▶ [Aim of the exercise]:
Copy the data that follows exactly. Include no pictures.

▶ [Data section]:
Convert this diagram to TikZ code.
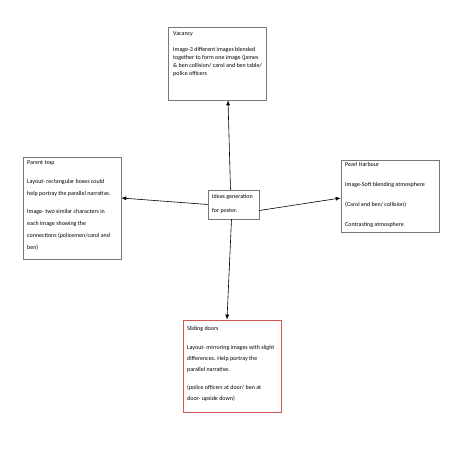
\documentclass[tikz,border=0pt]{standalone}
\usepackage{fontspec}
\setmainfont{Carlito}
\usetikzlibrary{arrows.meta}
\definecolor{boxgray}{RGB}{120,120,120}
\definecolor{boxred}{RGB}{214,86,86}
\begin{document}
\begin{tikzpicture}[x=1pt, y=-1pt, >={Latex[length=5pt,width=4pt]},
    box/.style={draw=boxgray, line width=0.6pt, inner sep=0pt},
    txt/.style={anchor=north west, inner sep=0pt, align=left, font=\fontsize{6}{7.8}\selectfont},
    arr/.style={->, line width=0.6pt}]

  % ================= 画布 =================
  \useasboundingbox[fill=white] (0,0) rectangle (452,452);

  % ================= 五个方框 =================
  \node[box, minimum width=51pt, minimum height=29pt] (ideas) at (233.5,204.5) {};
  \node[box, minimum width=98pt, minimum height=73pt] (vacancy) at (217,63.5) {};
  \node[box, minimum width=98pt, minimum height=102pt] (parent) at (72,208) {};
  \node[box, minimum width=98pt, minimum height=72pt] (pearl) at (390,196) {};
  \node[box, draw=boxred, line width=0.9pt, minimum width=98pt, minimum height=92pt] (sliding) at (232,366) {};

  % ================= 方框内文字 =================
  \node[txt, font=\fontsize{6}{14}\selectfont] (ideastext) at (212,194) {Ideas generation\\for poster.};
  \node[txt] (vactext) at (173,31) {Vacancy\\[9pt]Image-3 different images blended\\together to form one image (james\\\& ben collision/ carol and ben table/\\police officers};
  \node[txt, font=\fontsize{6}{12}\selectfont] (parenttext) at (27,160) {Parent trap\\[7pt]Layout- rectangular boxes could\\help portray the parallel narrative.\\[6pt]Image- two similar characters in\\each image showing the\\connections (policemen/carol and\\ben)};
  \node[txt, font=\fontsize{6}{20}\selectfont] (pearltext) at (345,162) {Pearl Harbour\\Image-Soft blending atmosphere\\(Carol and ben/ collision)\\Contrasting atmosphere};
  \node[txt, font=\fontsize{6}{11}\selectfont] (slidingtext) at (187,326) {Sliding doors\\[8pt]Layout- mirroring images with slight\\differences. Help portray the\\parallel narrative.\\[7pt](police officers at door/ ben at\\door- upside down)};

  % ================= 箭头 =================
  \draw[arr] ([xshift=-3pt]ideas.north) -- ([xshift=11pt]vacancy.south);
  \draw[arr] (ideas.west) -- ([yshift=10pt]parent.east);
  \draw[arr] ([yshift=-6pt]ideas.east) -- ([yshift=-2pt]pearl.west);
  \draw[arr] ([xshift=-2pt]ideas.south) -- ([xshift=-5pt]sliding.north);

\end{tikzpicture}
\end{document}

▶ [Result]:
Convert this diagram to TikZ code.
\documentclass[tikz,border=0pt]{standalone}
\usepackage{fontspec}
\setmainfont{Carlito}
\usetikzlibrary{arrows.meta}
\definecolor{boxgray}{RGB}{120,120,120}
\definecolor{boxred}{RGB}{214,86,86}
\begin{document}
\begin{tikzpicture}[x=1pt, y=-1pt, >={Latex[length=5pt,width=4pt]},
    box/.style={draw=boxgray, line width=0.6pt, inner sep=0pt},
    txt/.style={anchor=north west, inner sep=0pt, align=left, font=\fontsize{6}{7.8}\selectfont},
    arr/.style={->, line width=0.6pt}]

  % ================= 画布 =================
  \useasboundingbox[fill=white] (0,0) rectangle (452,452);

  % ================= 五个方框 =================
  \node[box, minimum width=51pt, minimum height=29pt] (ideas) at (233.5,204.5) {};
  \node[box, minimum width=98pt, minimum height=73pt] (vacancy) at (217,63.5) {};
  \node[box, minimum width=98pt, minimum height=102pt] (parent) at (72,208) {};
  \node[box, minimum width=98pt, minimum height=72pt] (pearl) at (390,196) {};
  \node[box, draw=boxred, line width=0.9pt, minimum width=98pt, minimum height=92pt] (sliding) at (232,366) {};

  % ================= 方框内文字 =================
  \node[txt, font=\fontsize{6}{14}\selectfont] (ideastext) at (212,194) {Ideas generation\\for poster.};
  \node[txt] (vactext) at (173,31) {Vacancy\\[9pt]Image-3 different images blended\\together to form one image (james\\\& ben collision/ carol and ben table/\\police officers};
  \node[txt, font=\fontsize{6}{12}\selectfont] (parenttext) at (27,160) {Parent trap\\[7pt]Layout- rectangular boxes could\\help portray the parallel narrative.\\[6pt]Image- two similar characters in\\each image showing the\\connections (policemen/carol and\\ben)};
  \node[txt, font=\fontsize{6}{20}\selectfont] (pearltext) at (345,162) {Pearl Harbour\\Image-Soft blending atmosphere\\(Carol and ben/ collision)\\Contrasting atmosphere};
  \node[txt, font=\fontsize{6}{11}\selectfont] (slidingtext) at (187,326) {Sliding doors\\[8pt]Layout- mirroring images with slight\\differences. Help portray the\\parallel narrative.\\[7pt](police officers at door/ ben at\\door- upside down)};

  % ================= 箭头 =================
  \draw[arr] ([xshift=-3pt]ideas.north) -- ([xshift=11pt]vacancy.south);
  \draw[arr] (ideas.west) -- ([yshift=10pt]parent.east);
  \draw[arr] ([yshift=-6pt]ideas.east) -- ([yshift=-2pt]pearl.west);
  \draw[arr] ([xshift=-2pt]ideas.south) -- ([xshift=-5pt]sliding.north);

\end{tikzpicture}
\end{document}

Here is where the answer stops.